Reversed and remanded for further proceedings.

NOTES

[1] We again state that we do not look with favor on hybrid motions. See Knapp v Dearborn, 60 Mich App 18, 26; 230 NW2d 293 (1975), and Hobbs v State Highway Department, 58 Mich App 189, 190, fn 1; 227 NW2d 286 (1975). Release is the subject of a GCR 116.1(5) accelerated judgment motion.

Nonetheless, we will consider the question presented. See Van Liere v State Highway Department, 59 Mich App 133, 136, fn 1; 229 NW2d 369 (1975).

[2] MCLA 600.2925(2); MSA 27A.2925(2) has been repealed and replaced by MCLA 600.2925d; MSA 27A.2925(4) for torts committed on or after January 1, 1975. This new statutory scheme is not applicable to the present case and will not be discussed.

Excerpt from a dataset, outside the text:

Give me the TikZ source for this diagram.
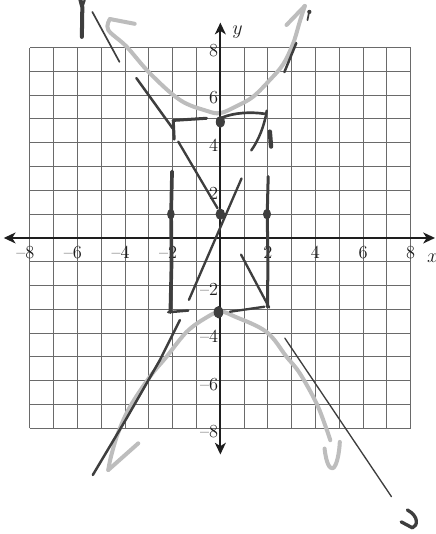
\documentclass[tikz,border=0pt]{standalone}
\usepackage{tikz}
\usetikzlibrary{arrows.meta}
\definecolor{SketchGrid}{HTML}{6A6A6A}
\definecolor{SketchAxis}{HTML}{1E1E1E}
\definecolor{SketchPencil}{HTML}{3E3E3E}
\definecolor{SketchLight}{HTML}{BDBDBD}

\begin{document}
\begin{tikzpicture}[x=0.5cm,y=0.5cm,
    tick label/.style={text=SketchAxis,inner sep=0pt,anchor=east,
      font=\fontsize{11}{13}\selectfont},
    axis name/.style={text=SketchAxis,inner sep=0pt,
      font=\fontsize{13}{15}\selectfont},
    axis line/.style={SketchAxis,line width=1.3pt,
      {Stealth[length=7pt,width=6.5pt,inset=2pt]}-{Stealth[length=7pt,width=6.5pt,inset=2pt]}},
    pencil/.style={SketchPencil,line cap=round,line join=round},
    chalk/.style={SketchLight,line width=2.4pt,line cap=round,line join=round}]
        \useasboundingbox (-9.26,-12.44) rectangle (9.06,10.0);

        % graph paper, one square per unit
        \draw[SketchGrid,line width=0.6pt,step=0.5cm] (-8,-8) grid (8,8);

        % light branches, drawn first
        \draw[chalk] plot[smooth,tension=0.6] coordinates {(-4.64,9.2)
          (-4.71,8.74) (-3.94,8.04) (-2.96,6.92) (-1.7,5.8) (-0.6,5.35)
          (0,5.25) (0.7,5.55) (1.38,5.94) (2.08,6.64) (2.64,7.3)
          (3.06,8.18) (3.34,9.1) (3.55,9.75)};
        \draw[chalk] (-4.64,9.2) -- (-3.6,9.0);
        \draw[chalk] (3.55,9.75) -- (2.78,8.95);
        \draw[chalk] plot[smooth,tension=0.6] coordinates {(-4.71,-9.75)
          (-4.6,-9.2) (-4.3,-8.2) (-3.8,-7.1) (-2.96,-5.83) (-2.26,-4.99)
          (-1.42,-3.95) (-0.6,-3.35) (0,-3.1) (0.6,-3.3) (1.94,-3.95)
          (2.78,-4.99) (3.34,-5.69) (4.04,-6.95) (4.45,-8.0) (4.62,-8.5)};
        \draw[chalk] (-4.71,-9.75) -- (-3.45,-8.63);
        \draw[chalk] (4.38,-8.85) .. controls (4.45,-9.5) and (4.6,-9.7)
          .. (4.72,-9.68) .. controls (4.9,-9.6) and (5.0,-9.0) .. (5.02,-8.57);

        % axes
        \coordinate (xl) at (-9.1,0);
        \coordinate (xr) at (9.02,0);
        \coordinate (yb) at (0,-9.1);
        \coordinate (yt) at (0,9.05);
        \draw[axis line] (xl) -- (xr);
        \draw[axis line] (yb) -- (yt);
        \node[axis name] (xname) at (8.92,-0.85) {$x$};
        \node[axis name] (yname) at (0.72,8.66) {$y$};

        \node[tick label] (xm8) at (-7.8,-0.6) {--8};
        \node[tick label] (xm6) at (-5.8,-0.6) {--6};
        \node[tick label] (xm4) at (-3.8,-0.6) {--4};
        \node[tick label] (xm2) at (-1.8,-0.6) {--2};
        \node[tick label] (xp2) at (2.2,-0.6) {2};
        \node[tick label] (xp4) at (4.2,-0.6) {4};
        \node[tick label] (xp6) at (6.2,-0.6) {6};
        \node[tick label] (xp8) at (8.2,-0.6) {8};

        \node[tick label] (yp8) at (-0.08,7.88) {8};
        \node[tick label] (yp6) at (-0.08,5.88) {6};
        \node[tick label] (yp4) at (-0.08,3.88) {4};
        \node[tick label] (yp2) at (-0.08,1.88) {2};
        \node[tick label] (ym2) at (-0.08,-2.14) {--2};
        \node[tick label] (ym4) at (-0.08,-4.14) {--4};
        \node[tick label] (ym6) at (-0.08,-6.14) {--6};
        \node[tick label] (ym8) at (-0.08,-8.14) {--8};

        % pencil marks
        \draw[pencil,line width=2.4pt] (-5.82,8.45) -- (-5.8,9.7) -- (-5.88,10.0);
        \draw[pencil,line width=1.3pt] (-5.8,9.7) -- (-5.7,10.0);
        \draw[pencil,line width=1pt] (-5.38,9.5) -- (-4.24,7.4);
        \draw[pencil,line width=1.5pt] (-3.53,6.72) -- (-2.0,4.6);
        \draw[pencil,line width=1.4pt] (-1.77,4.05) -- (-0.12,1.25);
        \draw[pencil,line width=1.4pt] (0.87,-0.7) -- (2.05,-2.92);
        \draw[pencil,line width=0.8pt] (2.71,-4.21) -- (7.19,-10.87);
        \draw[pencil,line width=1.4pt] (-1.32,-2.6) -- (0.89,2.5);
        \draw[pencil,line width=1.5pt] (-1.7,-3.45) -- (-2.54,-5.13)
          -- (-3.93,-7.56) -- (-5.36,-9.96);
        \draw[pencil,line width=1.5pt] (2.69,6.97) -- (3.19,8.19);
        \fill[SketchPencil] (3.74,9.5) circle (0.09);
        \draw[pencil,line width=1pt] (3.72,9.45) -- (3.66,9.15);
        \draw[pencil,line width=2pt] (7.86,-11.43) .. controls (8.35,-11.7)
          and (8.3,-12.1) .. (8.07,-12.18) -- (7.6,-11.93);

        % the box
        \draw[pencil,line width=1.8pt] (-1.94,4.15) -- (-1.98,4.94) -- (-0.58,5.03);
        \draw[pencil,line width=1.6pt] (0.05,5.05) .. controls (0.6,5.28)
          and (1.3,5.3) .. (1.85,5.22);
        \draw[pencil,line width=1.5pt] (1.95,5.35) .. controls (1.85,4.7)
          and (1.6,4.1) .. (1.3,3.68);
        \draw[pencil,line width=2.6pt] (2.08,4.47) -- (2.13,3.84);
        \draw[pencil,line width=2.2pt] (-2.03,2.8) -- (-2.07,1.0)
          -- (-2.05,-1.0) -- (-2.1,-3.12);
        \draw[pencil,line width=1.5pt] (-2.19,-3.12) -- (-1.35,-3.05);
        \draw[pencil,line width=1.8pt] (2.01,2.58) -- (1.97,1.0) -- (2.0,-1.0)
          -- (1.98,-2.9);
        \draw[pencil,line width=1.4pt] (0.4,-3.1) -- (1.85,-2.89);

        % marked points
        \fill[SketchPencil] (0,4.88) ellipse [x radius=0.19,y radius=0.25];
        \fill[SketchPencil] (0,1.0) ellipse [x radius=0.2,y radius=0.24];
        \fill[SketchPencil] (-2.08,1.0) ellipse [x radius=0.16,y radius=0.22];
        \fill[SketchPencil] (1.96,1.0) ellipse [x radius=0.17,y radius=0.22];
        \fill[SketchPencil] (-0.08,-3.12) ellipse [x radius=0.2,y radius=0.26];
      \end{tikzpicture}
\end{document}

[3] E.g., release of a servant releases master if master's sole liability is based on principles of respondeat superior. See Drinkard v William J Pulte, Inc, 48 Mich App 67; 210 NW2d 137 (1973). Chrysler's motion did contend that because its sole liability was derived from its status as employer of released conspirator Freeman, it should be released. The trial judge did not consider this ground and we are unable to determine if Chrysler is entitled to dismissal on this ground. Chrysler is free to renew this argument below.

[4] Again we note that we are unable to tell from the present record if Chrysler's liability is solely in the nature of a respondeat superior liability. If this is shown to be the case, we would be forced to reassess our consideration of the dismissal with prejudice issue.